A new Sunni Awakening in Iraq might just turn the tide against ISIS

The World
A member of the Iraqi security forces holds an Iraqi flag in the city of Ramadi.

There are signs that the tide of war in Iraq might just be starting to turn against ISIS.

Iraqi government forces this week re-captured the city of Ramadi, the capital of Anbar Province, in western Iraq. The army performed pretty well, according to US observers. But the victory may owe more to politics than military prowess.

The people of Ramadi, just like the rest of Anbar Province, are predominantly Sunni Muslims. The Iraqi government is overwhelmingly Shiite. And it seems Baghdad has been able to cut a deal with local Sunni tribal leaders to turn against ISIS. Thousands of Sunni militiamen assisted in taking back their city.

If this example can be replicated elsewhere, then it will be difficult for ISIS to survive in Iraq.

The understanding between Baghdad and the Sunni leaders appears to have had two key elements.  

Ayub Nuri, editor of the Kurdish news service Rudaw, says one element was the demand from the Sunnis for Baghdad not to deploy irregular Shiite militias.

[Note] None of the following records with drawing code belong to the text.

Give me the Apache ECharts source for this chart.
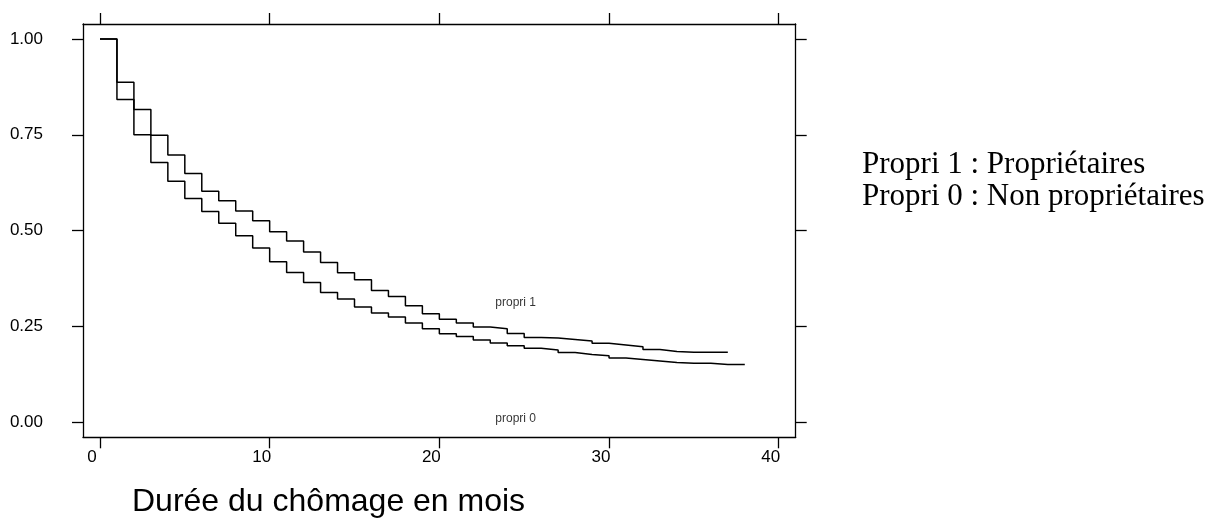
<!DOCTYPE html>
<html>
<head>
<meta charset="utf-8">
<script src="https://cdn.jsdelivr.net/npm/echarts@6/dist/echarts.min.js"></script>
<style>
html,body{margin:0;padding:0;background:#fff;}
#chart{width:1221px;height:520px;}
</style>
</head>
<body>
<div id="chart"></div>
<script>
// Durée (mois) et fonctions de survie estimées
var moisHaut = [0,1,2,3,4,5,6,7,8,9,10,11,12,13,14,15,16,17,18,19,20,21,22,23,24,25,26,27,28,29,30,31,32,33,34,35,36,37];
var survieHaut = [1.0,0.887,0.816,0.749,0.697,0.649,0.603,0.578,0.551,0.526,0.497,0.473,0.444,0.417,0.390,0.372,0.344,0.328,0.304,0.283,0.269,0.259,0.249,0.244,0.232,0.221,0.220,0.216,0.212,0.206,0.202,0.197,0.190,0.185,0.183,0.183,0.183,0.183];
var moisBas = [0,1,2,3,4,5,6,7,8,9,10,11,12,13,14,15,16,17,18,19,20,21,22,23,24,25,26,27,28,29,30,31,32,33,34,35,36,37,38];
var survieBas = [1.0,0.842,0.750,0.678,0.629,0.584,0.550,0.519,0.487,0.455,0.419,0.391,0.365,0.339,0.322,0.301,0.285,0.275,0.259,0.244,0.231,0.224,0.215,0.207,0.200,0.193,0.189,0.182,0.177,0.174,0.168,0.164,0.160,0.156,0.154,0.154,0.151,0.151,0.151];
var xTicks = [0,10,20,30,40];
var yTicks = [0,0.25,0.5,0.75,1];
var etiquettesCourbes = [[23.3,0.3126,'propri 1'],[23.3,0.009,'propri 0']];
var titreX = 'Durée du chômage en mois';
var legendeLignes = ['Propri 1 : Propriétaires','Propri 0 : Non propriétaires'];

var chart = echarts.init(document.getElementById('chart'), null, {renderer:'canvas'});
function pairs(xs, ys){ return xs.map(function(x,i){ return [x, ys[i]]; }); }
var axisLineStyle = {color:'#000', width:1.3};
var tickCommon = {show:true, inside:false, length:11, lineStyle:{color:'#000', width:1.3}};
var sans = '"Liberation Sans", Arial, sans-serif';
var serif = '"Liberation Serif", "Times New Roman", serif';

var option = {
  animation:false,
  backgroundColor:'#fff',
  grid:{left:83, top:24, right:425.3, bottom:82.7, containLabel:false},
  xAxis:[
    {type:'value', position:'bottom', min:-1, max:41,
     axisLine:{show:true, onZero:false, lineStyle:axisLineStyle},
     axisTick:Object.assign({customValues:xTicks}, tickCommon),
     axisLabel:{show:true, customValues:xTicks, fontSize:17, color:'#000', fontFamily:sans, margin:12, padding:[0,16,0,0]},
     splitLine:{show:false}},
    {type:'value', position:'top', min:-1, max:41,
     axisLine:{show:true, onZero:false, lineStyle:axisLineStyle},
     axisTick:Object.assign({customValues:xTicks}, tickCommon),
     axisLabel:{show:false},
     splitLine:{show:false}}
  ],
  yAxis:[
    {type:'value', position:'left', min:-0.039, max:1.039,
     axisLine:{show:true, onZero:false, lineStyle:axisLineStyle},
     axisTick:Object.assign({customValues:yTicks}, tickCommon),
     axisLabel:{show:true, customValues:yTicks, fontSize:17, color:'#000', fontFamily:sans, margin:40, padding:[6,0,0,0],
       formatter:function(v){ return Number(v).toFixed(2); }},
     splitLine:{show:false}},
    {type:'value', position:'right', min:-0.039, max:1.039,
     axisLine:{show:true, onZero:false, lineStyle:axisLineStyle},
     axisTick:Object.assign({customValues:yTicks}, tickCommon),
     axisLabel:{show:false},
     splitLine:{show:false}}
  ],
  series:[
    {type:'line', name:'propri 1', step:'end', data:pairs(moisHaut, survieHaut),
     showSymbol:false, symbol:'none', lineStyle:{color:'#000', width:1.5}, xAxisIndex:0, yAxisIndex:0},
    {type:'line', name:'propri 0', step:'end', data:pairs(moisBas, survieBas),
     showSymbol:false, symbol:'none', lineStyle:{color:'#000', width:1.5}, xAxisIndex:0, yAxisIndex:0},
    {type:'scatter', data:etiquettesCourbes, symbolSize:0, silent:true,
     label:{show:true, position:'right', distance:0, formatter:function(p){ return p.value[2]; },
       fontSize:12, color:'#000', fontFamily:sans}}
  ],
  graphic:[
    {type:'text', left:132, top:486, style:{text:titreX, font:'32px '+sans, fill:'#000'}},
    {type:'text', left:862, top:149, style:{text:legendeLignes[0], font:'31px '+serif, fill:'#000'}},
    {type:'text', left:862, top:181, style:{text:legendeLignes[1], font:'31px '+serif, fill:'#000'}}
  ]
};
chart.setOption(option);
</script>
</body>
</html>
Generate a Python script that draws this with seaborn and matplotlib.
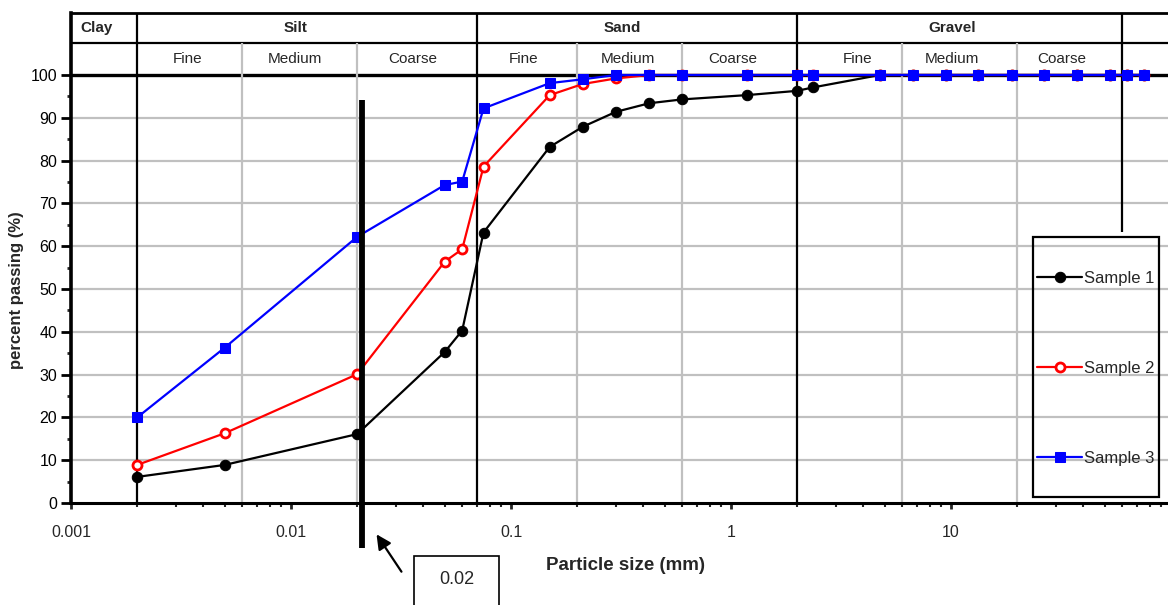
import numpy as np
import pandas as pd
import matplotlib
matplotlib.use("Agg")
import matplotlib.pyplot as plt
import matplotlib.patches as mpatches
from matplotlib.ticker import FixedLocator, NullFormatter, FixedFormatter
import seaborn as sns

# ---------------- data ----------------
sieve_mm = [0.002, 0.005, 0.02, 0.05, 0.06, 0.075, 0.15, 0.212, 0.3, 0.425, 0.6,
            1.18, 2.0, 2.36, 4.75, 6.7, 9.5, 13.2, 19.0, 26.5, 37.5, 53.0, 63.0, 75.0]
sample1 = [6.1, 8.9, 16.1, 35.3, 40.3, 63.2, 83.2, 87.9, 91.4, 93.4, 94.3,
           95.3, 96.3, 97.1, 100, 100, 100, 100, 100, 100, 100, 100, 100, 100]
sample2 = [8.9, 16.3, 30.1, 56.4, 59.3, 78.6, 95.3, 97.9, 99.2, 100, 100,
           100, 100, 100, 100, 100, 100, 100, 100, 100, 100, 100, 100, 100]
sample3 = [20.0, 36.3, 62.2, 74.3, 75.1, 92.2, 98.1, 99.0, 100, 100, 100,
           100, 100, 100, 100, 100, 100, 100, 100, 100, 100, 100, 100, 100]
series_names = ["Sample 1", "Sample 2", "Sample 3"]

# soil classification boundaries (mm)
major_bounds = [0.002, 0.07, 2.0]
gravel_top = 60.0
minor_bounds = [0.006, 0.02, 0.2, 0.6, 6.0, 20.0]
major_names = ["Clay", "Silt", "Sand", "Gravel"]
sub_names = ["Fine", "Medium", "Coarse", "Fine", "Medium", "Coarse", "Fine", "Medium", "Coarse"]
marker_size_mm = 0.021
marker_label = "0.02"
x_tick_vals = [0.001, 0.01, 0.1, 1, 10]
x_tick_labels = ["0.001", "0.01", "0.1", "1", "10"]
y_tick_vals = list(range(0, 101, 10))

# ---------------- style ----------------
sns.set_style("white")
plt.rcParams['font.family'] = ['Liberation Sans', 'DejaVu Sans']

W, H = 1168, 605
fig = plt.figure(figsize=(W / 100, H / 100), dpi=100)

def fx(px):
    return px / W

def fy(py):
    return 1 - py / H

def px2mm(px):
    return 10 ** (-3 + (px - 71) / 220.0)

ax_left, ax_right, ax_top, ax_bot = 71, 1171, 13, 503
ax = fig.add_axes([fx(ax_left), fy(ax_bot), (ax_right - ax_left) / W, (ax_bot - ax_top) / H])
ax.set_xscale('log')
ax.set_xlim(0.001, 100)
YTOP = (503 - 13) / 4.28
YSEP = (503 - 43) / 4.28
ax.set_ylim(0, YTOP)

gray = '#c0c0c0'
# grid lines
for v in range(10, 100, 10):
    ax.axhline(v, color=gray, lw=1.6, zorder=1)
ax.axhline(100, color='black', lw=2.4, zorder=1)
ax.axhline(YSEP, color='black', lw=1.6, zorder=1)
for b in minor_bounds:
    ax.vlines(b, 0, YSEP, color=gray, lw=1.6, zorder=1)
for b in major_bounds:
    ax.vlines(b, 0, YTOP, color='black', lw=1.6, zorder=2)
ax.vlines(gravel_top, (503 - 232) / 4.28, YTOP, color='black', lw=1.6, zorder=2)

# data
df = pd.DataFrame({"size": sieve_mm * 3,
                   "passing": sample1 + sample2 + sample3,
                   "sample": np.repeat(series_names, len(sieve_mm))})
styles = {
    "Sample 1": dict(color='black', marker='o', markersize=7.5, markerfacecolor='black',
                     markeredgecolor='black', lw=1.6),
    "Sample 2": dict(color='red', marker='o', markersize=6.5, markerfacecolor='white',
                     markeredgecolor='red', markeredgewidth=2.0, lw=1.6),
    "Sample 3": dict(color='blue', marker='s', markersize=7.5, markerfacecolor='blue',
                     markeredgecolor='blue', lw=1.6),
}
for name in series_names:
    sub = df[df["sample"] == name]
    sns.lineplot(data=sub, x="size", y="passing", ax=ax, sort=False, estimator=None,
                 label=name, zorder=5, clip_on=False, **styles[name])

# thick annotation line at 0.02
ax.vlines(marker_size_mm, (503 - 548) / 4.28, (503 - 100) / 4.28, color='black', lw=4.2,
          zorder=6, clip_on=False)

# spines / ticks
ax.spines['right'].set_visible(False)
ax.spines['left'].set_linewidth(2.6)
ax.spines['left'].set_color('black')
ax.spines['bottom'].set_linewidth(2.2)
ax.spines['bottom'].set_color('black')
ax.spines['top'].set_linewidth(2.0)
ax.spines['top'].set_color('black')

ax.yaxis.set_major_locator(FixedLocator(y_tick_vals))
ax.yaxis.set_minor_locator(FixedLocator([v + 5 for v in y_tick_vals[:-1]]))
ax.set_yticklabels([str(v) for v in y_tick_vals])
ax.xaxis.set_major_locator(FixedLocator(x_tick_vals))
ax.xaxis.set_major_formatter(FixedFormatter(x_tick_labels))
minors = [m * d for d in [0.001, 0.01, 0.1, 1, 10] for m in range(2, 10)]
ax.xaxis.set_minor_locator(FixedLocator(minors))
ax.xaxis.set_minor_formatter(NullFormatter())
ax.tick_params(axis='y', which='major', direction='out', length=7, width=2, labelsize=11.5, pad=3,
               left=True, colors='black')
ax.tick_params(axis='y', which='minor', direction='out', length=3, width=2, left=True)
ax.tick_params(axis='x', which='major', direction='out', length=4, width=2, labelsize=11.5, pad=12,
               bottom=True)
ax.tick_params(axis='x', which='minor', direction='out', length=3, width=1.5, bottom=True)
ax.set_xlabel("")
ax.set_ylabel("")

# header labels
yrow1 = (YTOP + YSEP) / 2
yrow2 = (YSEP + 100) / 2
ax.text(px2mm(80), yrow1, major_names[0], ha='left', va='center', fontsize=11, fontweight='bold')
for name, px in zip(major_names[1:], [296, 622, 952]):
    ax.text(px2mm(px), yrow1, name, ha='center', va='center', fontsize=11, fontweight='bold')
for name, px in zip(sub_names, [188, 295, 413, 524, 628, 733, 858, 952, 1062]):
    ax.text(px2mm(px), yrow2, name, ha='center', va='center', fontsize=11)

# axis titles
fig.text(fx(625), fy(566), "Particle size (mm)", ha='center', va='center', fontsize=13.5, fontweight='bold')
fig.text(fx(17), fy(290), "percent passing (%)", ha='center', va='center', fontsize=12,
         fontweight='bold', rotation=90)

# legend
leg_box = mpatches.Rectangle((fx(1033), fy(497)), fx(1159) - fx(1033), fy(237) - fy(497),
                             transform=fig.transFigure, fill=False, edgecolor='black', lw=1.6)
fig.patches.append(leg_box)
handles, labels = ax.get_legend_handles_labels()
if ax.get_legend():
    ax.get_legend().remove()
leg = fig.legend(handles, labels, loc='center', bbox_to_anchor=(fx(1096), fy(368)),
                 frameon=False, fontsize=12, labelspacing=4.5, handlelength=2.7,
                 handletextpad=0.1)

# annotation arrow and box
fig.add_artist(matplotlib.patches.FancyArrowPatch((fx(403), fy(574)), (fx(375), fy(532)),
                                                  transform=fig.transFigure, arrowstyle='-|>',
                                                  mutation_scale=22, lw=1.6, color='black'))
fig.patches.append(mpatches.Rectangle((fx(414), fy(607)), fx(499) - fx(414), fy(556) - fy(607),
                                      transform=fig.transFigure, fill=False, edgecolor='black', lw=1.2))
fig.text(fx(457), fy(580), marker_label, ha='center', va='center', fontsize=13)

fig.savefig("out.png", dpi=100)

“People in Ramadi and in the Sunni areas of Iraq,” Nuri explains, “said there is no way we would allow an army that’s accompanied by Shiite militias to come into our areas, because they had seen what those militiamen had done in terms of killings, executions and destruction in other Sunni towns.”

The other key element was some kind of political assurance from Baghdad that Sunnis would no longer be persecuted, and might even be allowed autonomy to run their own affairs. He cites one source from Fallujah as saying “some Sunni autonomous region is on the horizon.”

Until now, Nuri says, the Sunni population of Iraq had been more afraid of the government in Baghdad than they were of ISIS. “The Sunnis of Ramadi and Fallujah and other parts of Iraq are not necessarily with ISIS. I think most of them do not agree with ISIS ideologically or as a political group or Islamic Caliphate.”

Nuri thinks the Ramadi model could be replicated elsewhere in Iraq, for example in Fallujah or Mosul. He points to the precedent of the Sunni Awakening in 2007 and 2008, when Americans were able to persuade Sunnis to turn against al-Qaeda in Iraq. Nuri says the Sunnis were “betrayed by the central government after the Americans left in 2011.”

“I think everyone should understand — the Americans, the outside world and the Iraqi government — that if they want to get rid of ISIS, they have to help the local Sunnis do it,” says Nuri.

“Everyone should allow the Sunnis to basically run their own affairs,” Nuri continues, “and make sure the Iraqi army or the Iraqi government is not going in there a few months from now and ruin it once again.”